**Stored data:**

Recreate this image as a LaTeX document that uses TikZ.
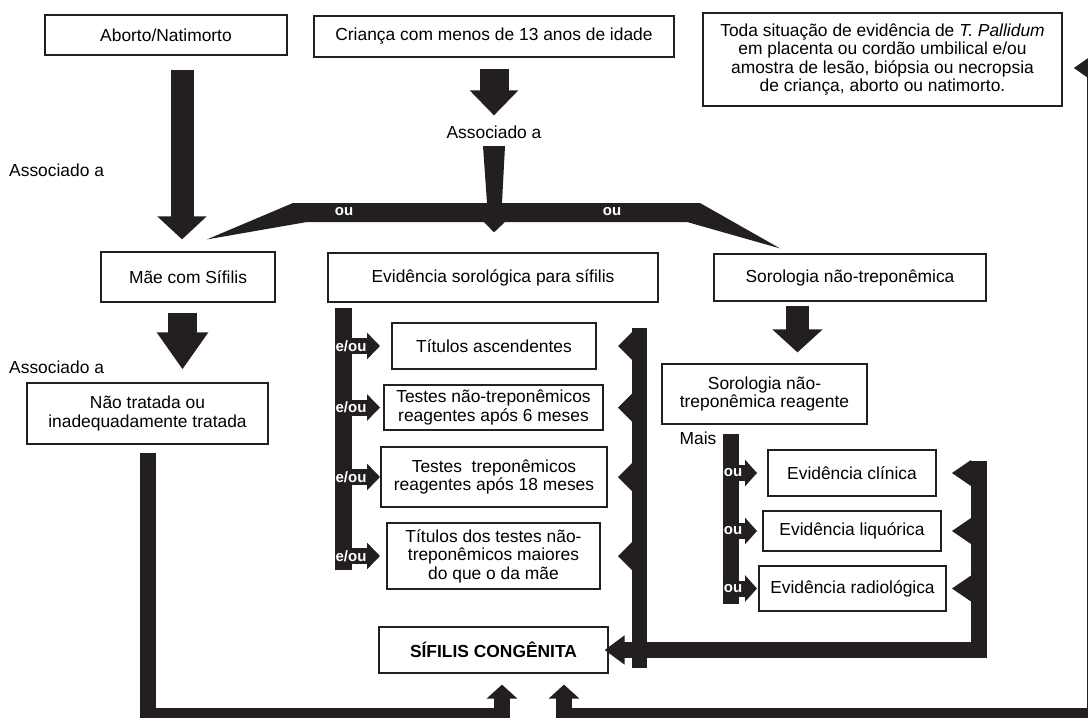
\documentclass[tikz,border=0pt]{standalone}
\usepackage{fontspec}
\setmainfont{Liberation Sans}
\usetikzlibrary{arrows.meta,calc}
\definecolor{ink}{RGB}{35,31,32}
\tikzset{
  box/.style={draw=ink, line width=1.2pt, fill=white, inner sep=0pt, align=center,
    font=\fontsize{17.4}{18.5}\selectfont},
  lbl/.style={inner sep=0pt, font=\fontsize{17.4}{18.5}\selectfont},
  wlbl/.style={inner sep=0pt, text=white, font=\fontsize{15}{15}\selectfont\bfseries},
  fat/.style={draw=ink, line width=#1, line join=miter},
}
\begin{document}
\begin{tikzpicture}[x=1pt,y=-1pt]
  \useasboundingbox (0,0) rectangle (1088,718);
  \clip (0,0) rectangle (1088,718);

  % top row
  \node[box, minimum width=242pt, minimum height=40pt] (aborto) at (166,35) {Aborto/Natimorto};
  \node[box, minimum width=360pt, minimum height=41pt] (crianca) at (494,36.5) {Criança com menos de 13 anos de idade};
  \node[box, minimum width=359pt, minimum height=93pt] (toda) at (882.5,59.5)
    {Toda situação de evidência de \textit{T. Pallidum}\\em placenta ou cordão umbilical e/ou\\amostra de lesão, biópsia ou necropsia\\de criança, aborto ou natimorto.};

  \node[lbl, anchor=west] (assoc1) at (9,170) {Associado a};
  \node[lbl] (assoc2) at (494,132) {Associado a};

  % second row
  \node[box, minimum width=174pt, minimum height=50pt] (mae) at (188,277) {Mãe com Sífilis};
  \node[box, minimum width=330pt, minimum height=49pt] (evsor) at (493,277.5) {Evidência sorológica para sífilis};
  \node[box, minimum width=272pt, minimum height=47pt] (sornt) at (850,277.5) {Sorologia não-treponêmica};

  % left column
  \node[lbl, anchor=west] (assoc3) at (9,367) {Associado a};
  \node[box, minimum width=241pt, minimum height=61pt] (naotratada) at (147.5,413.5) {Não tratada ou\\inadequadamente tratada};

  % middle column
  \node[box, minimum width=204pt, minimum height=46pt] (titulos) at (494,346) {Títulos ascendentes};
  \node[box, minimum width=219pt, minimum height=45pt] (testesnt) at (493.5,407.5) {Testes não-treponêmicos\\reagentes após 6 meses};
  \node[box, minimum width=226pt, minimum height=60pt] (testest) at (494,477) {Testes\ \ treponêmicos\\reagentes após 18 meses};
  \node[box, minimum width=213pt, minimum height=66pt] (titmae) at (493.5,556) {Títulos dos testes não-\\treponêmicos maiores\\do que o da mãe};
  \node[box, minimum width=229pt, minimum height=46pt] (sifilis) at (493.5,650) {\bfseries SÍFILIS CONGÊNITA};

  % right column
  \node[box, minimum width=205pt, minimum height=60pt] (sorreag) at (764.5,394) {Sorologia não-\\treponêmica reagente};
  \node[lbl] (mais) at (698,438) {Mais};
  \node[box, minimum width=168pt, minimum height=46pt] (evclin) at (852,473) {Evidência clínica};
  \node[box, minimum width=178pt, minimum height=40pt] (evliq) at (852,531) {Evidência liquórica};
  \node[box, minimum width=187pt, minimum height=45pt] (evrad) at (852.5,588.5) {Evidência radiológica};

  % straight block arrows
  \coordinate (a1) at ([xshift=16pt,yshift=-14pt]aborto.south);
  \draw[fat=23pt, -{Triangle[width=48pt,length=23pt]}, shorten >=12pt] (a1) -- (a1 |- mae.north);
  \draw[fat=29pt, -{Triangle[width=47pt,length=25pt]}, shorten >=10pt] ([yshift=-11pt]crianca.south) -- (assoc2.north);
  \coordinate (d1) at ([xshift=-5.5pt,yshift=-10pt]mae.south);
  \draw[fat=29pt, -{Triangle[width=49pt,length=37pt]}, shorten >=13pt] (d1) -- (d1 |- naotratada.north);
  \coordinate (e1) at ([xshift=-52.5pt,yshift=-4pt]sornt.south);
  \draw[fat=23pt, -{Triangle[width=49pt,length=23pt]}, shorten >=11pt] (e1) -- (e1 |- sorreag.north);

  % "ou" band
  \coordinate (tipL) at ([xshift=19pt,yshift=12pt]mae.north);
  \coordinate (tipM) at ([xshift=1pt,yshift=20pt]evsor.north);
  \coordinate (tipR) at ([xshift=-70pt,yshift=5pt]sornt.north);
  \fill[ink] (293,203) -- (487,203) -- (483,146) -- (505,146) -- (502,203) -- (700,203) -- (tipR)
    -- (687,222) -- (505,222) -- (tipM) -- (484,222) -- (307,222) -- (tipL) -- cycle;
  \node[wlbl] (ou1) at (344,212) {ou};
  \node[wlbl] (ou2) at (612,212) {ou};

  % e/ou bar
  \coordinate (ebar) at (335,0);
  \coordinate (etip) at (380,0);
  \fill[ink] (335,308) rectangle (352,570);
  \foreach \n in {titulos,testesnt,testest,titmae}{
    \draw[fat=16pt, -{Triangle[width=26pt,length=13pt]}] (ebar |- \n.west) -- (etip |- \n.west);
    \node[wlbl] at ([xshift=16pt]ebar |- \n.west) {e/ou};
  }

  % bracket to the right of the tests
  \coordinate (mbar) at (632,0);
  \fill[ink] (632,328) rectangle (647,668);
  \foreach \n in {titulos,testesnt,testest,titmae}{
    \fill[ink] (mbar |- \n.east) ++(0,-14) -- ++(-14,14) -- ++(14,14) -- cycle;
  }

  % ou bar of the evidences
  \coordinate (obar) at (723,0);
  \coordinate (otip) at (757,0);
  \fill[ink] (723,434) rectangle (739,604);
  \foreach \n in {evclin,evliq,evrad}{
    \draw[fat=16pt, -{Triangle[width=26pt,length=12pt]}] (obar |- \n.west) -- (otip |- \n.west);
    \node[wlbl] at ([xshift=10pt]obar |- \n.west) {ou};
  }

  % bracket of the evidences into Sifilis congenita
  \coordinate (rbar) at (979,461);
  \coordinate (rbarl) at (971,0);
  \draw[fat=16pt, -{Triangle[width=28pt,length=20pt]}, shorten >=-4pt] (rbar) -- (rbar |- sifilis.east) -- (sifilis.east);
  \foreach \n in {evclin,evliq,evrad}{
    \fill[ink] (rbarl |- \n.east) ++(0,-13) -- ++(-19,13) -- ++(19,13) -- cycle;
  }

  % bottom connectors
  \coordinate (bottom) at (0,716);
  \coordinate (redge) at (1095,0);
  \coordinate (nt0) at ([yshift=-8pt]naotratada.south);
  \coordinate (s1) at ([xshift=8.5pt,yshift=-11pt]sifilis.south);
  \coordinate (s2) at ([xshift=70.5pt,yshift=-11pt]sifilis.south);
  \coordinate (t1) at ([xshift=11pt,yshift=-8.5pt]toda.east);
  \draw[fat=16pt, -{Triangle[width=30pt,length=14pt]}] (nt0) -- (nt0 |- bottom) -- (s1 |- bottom) -- (s1);
  \draw[fat=16pt, {Triangle[width=26pt,length=20pt]}-{Triangle[width=30pt,length=14pt]}]
    (t1) -- (redge |- t1) -- (redge |- bottom) -- (s2 |- bottom) -- (s2);
\end{tikzpicture}
\end{document}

**Stated goal:**
Your task is to repeat the data above exactly while excluding the pictures.

**Response below:**
Recreate this image as a LaTeX document that uses TikZ.
\documentclass[tikz,border=0pt]{standalone}
\usepackage{fontspec}
\setmainfont{Liberation Sans}
\usetikzlibrary{arrows.meta,calc}
\definecolor{ink}{RGB}{35,31,32}
\tikzset{
  box/.style={draw=ink, line width=1.2pt, fill=white, inner sep=0pt, align=center,
    font=\fontsize{17.4}{18.5}\selectfont},
  lbl/.style={inner sep=0pt, font=\fontsize{17.4}{18.5}\selectfont},
  wlbl/.style={inner sep=0pt, text=white, font=\fontsize{15}{15}\selectfont\bfseries},
  fat/.style={draw=ink, line width=#1, line join=miter},
}
\begin{document}
\begin{tikzpicture}[x=1pt,y=-1pt]
  \useasboundingbox (0,0) rectangle (1088,718);
  \clip (0,0) rectangle (1088,718);

  % top row
  \node[box, minimum width=242pt, minimum height=40pt] (aborto) at (166,35) {Aborto/Natimorto};
  \node[box, minimum width=360pt, minimum height=41pt] (crianca) at (494,36.5) {Criança com menos de 13 anos de idade};
  \node[box, minimum width=359pt, minimum height=93pt] (toda) at (882.5,59.5)
    {Toda situação de evidência de \textit{T. Pallidum}\\em placenta ou cordão umbilical e/ou\\amostra de lesão, biópsia ou necropsia\\de criança, aborto ou natimorto.};

  \node[lbl, anchor=west] (assoc1) at (9,170) {Associado a};
  \node[lbl] (assoc2) at (494,132) {Associado a};

  % second row
  \node[box, minimum width=174pt, minimum height=50pt] (mae) at (188,277) {Mãe com Sífilis};
  \node[box, minimum width=330pt, minimum height=49pt] (evsor) at (493,277.5) {Evidência sorológica para sífilis};
  \node[box, minimum width=272pt, minimum height=47pt] (sornt) at (850,277.5) {Sorologia não-treponêmica};

  % left column
  \node[lbl, anchor=west] (assoc3) at (9,367) {Associado a};
  \node[box, minimum width=241pt, minimum height=61pt] (naotratada) at (147.5,413.5) {Não tratada ou\\inadequadamente tratada};

  % middle column
  \node[box, minimum width=204pt, minimum height=46pt] (titulos) at (494,346) {Títulos ascendentes};
  \node[box, minimum width=219pt, minimum height=45pt] (testesnt) at (493.5,407.5) {Testes não-treponêmicos\\reagentes após 6 meses};
  \node[box, minimum width=226pt, minimum height=60pt] (testest) at (494,477) {Testes\ \ treponêmicos\\reagentes após 18 meses};
  \node[box, minimum width=213pt, minimum height=66pt] (titmae) at (493.5,556) {Títulos dos testes não-\\treponêmicos maiores\\do que o da mãe};
  \node[box, minimum width=229pt, minimum height=46pt] (sifilis) at (493.5,650) {\bfseries SÍFILIS CONGÊNITA};

  % right column
  \node[box, minimum width=205pt, minimum height=60pt] (sorreag) at (764.5,394) {Sorologia não-\\treponêmica reagente};
  \node[lbl] (mais) at (698,438) {Mais};
  \node[box, minimum width=168pt, minimum height=46pt] (evclin) at (852,473) {Evidência clínica};
  \node[box, minimum width=178pt, minimum height=40pt] (evliq) at (852,531) {Evidência liquórica};
  \node[box, minimum width=187pt, minimum height=45pt] (evrad) at (852.5,588.5) {Evidência radiológica};

  % straight block arrows
  \coordinate (a1) at ([xshift=16pt,yshift=-14pt]aborto.south);
  \draw[fat=23pt, -{Triangle[width=48pt,length=23pt]}, shorten >=12pt] (a1) -- (a1 |- mae.north);
  \draw[fat=29pt, -{Triangle[width=47pt,length=25pt]}, shorten >=10pt] ([yshift=-11pt]crianca.south) -- (assoc2.north);
  \coordinate (d1) at ([xshift=-5.5pt,yshift=-10pt]mae.south);
  \draw[fat=29pt, -{Triangle[width=49pt,length=37pt]}, shorten >=13pt] (d1) -- (d1 |- naotratada.north);
  \coordinate (e1) at ([xshift=-52.5pt,yshift=-4pt]sornt.south);
  \draw[fat=23pt, -{Triangle[width=49pt,length=23pt]}, shorten >=11pt] (e1) -- (e1 |- sorreag.north);

  % "ou" band
  \coordinate (tipL) at ([xshift=19pt,yshift=12pt]mae.north);
  \coordinate (tipM) at ([xshift=1pt,yshift=20pt]evsor.north);
  \coordinate (tipR) at ([xshift=-70pt,yshift=5pt]sornt.north);
  \fill[ink] (293,203) -- (487,203) -- (483,146) -- (505,146) -- (502,203) -- (700,203) -- (tipR)
    -- (687,222) -- (505,222) -- (tipM) -- (484,222) -- (307,222) -- (tipL) -- cycle;
  \node[wlbl] (ou1) at (344,212) {ou};
  \node[wlbl] (ou2) at (612,212) {ou};

  % e/ou bar
  \coordinate (ebar) at (335,0);
  \coordinate (etip) at (380,0);
  \fill[ink] (335,308) rectangle (352,570);
  \foreach \n in {titulos,testesnt,testest,titmae}{
    \draw[fat=16pt, -{Triangle[width=26pt,length=13pt]}] (ebar |- \n.west) -- (etip |- \n.west);
    \node[wlbl] at ([xshift=16pt]ebar |- \n.west) {e/ou};
  }

  % bracket to the right of the tests
  \coordinate (mbar) at (632,0);
  \fill[ink] (632,328) rectangle (647,668);
  \foreach \n in {titulos,testesnt,testest,titmae}{
    \fill[ink] (mbar |- \n.east) ++(0,-14) -- ++(-14,14) -- ++(14,14) -- cycle;
  }

  % ou bar of the evidences
  \coordinate (obar) at (723,0);
  \coordinate (otip) at (757,0);
  \fill[ink] (723,434) rectangle (739,604);
  \foreach \n in {evclin,evliq,evrad}{
    \draw[fat=16pt, -{Triangle[width=26pt,length=12pt]}] (obar |- \n.west) -- (otip |- \n.west);
    \node[wlbl] at ([xshift=10pt]obar |- \n.west) {ou};
  }

  % bracket of the evidences into Sifilis congenita
  \coordinate (rbar) at (979,461);
  \coordinate (rbarl) at (971,0);
  \draw[fat=16pt, -{Triangle[width=28pt,length=20pt]}, shorten >=-4pt] (rbar) -- (rbar |- sifilis.east) -- (sifilis.east);
  \foreach \n in {evclin,evliq,evrad}{
    \fill[ink] (rbarl |- \n.east) ++(0,-13) -- ++(-19,13) -- ++(19,13) -- cycle;
  }

  % bottom connectors
  \coordinate (bottom) at (0,716);
  \coordinate (redge) at (1095,0);
  \coordinate (nt0) at ([yshift=-8pt]naotratada.south);
  \coordinate (s1) at ([xshift=8.5pt,yshift=-11pt]sifilis.south);
  \coordinate (s2) at ([xshift=70.5pt,yshift=-11pt]sifilis.south);
  \coordinate (t1) at ([xshift=11pt,yshift=-8.5pt]toda.east);
  \draw[fat=16pt, -{Triangle[width=30pt,length=14pt]}] (nt0) -- (nt0 |- bottom) -- (s1 |- bottom) -- (s1);
  \draw[fat=16pt, {Triangle[width=26pt,length=20pt]}-{Triangle[width=30pt,length=14pt]}]
    (t1) -- (redge |- t1) -- (redge |- bottom) -- (s2 |- bottom) -- (s2);
\end{tikzpicture}
\end{document}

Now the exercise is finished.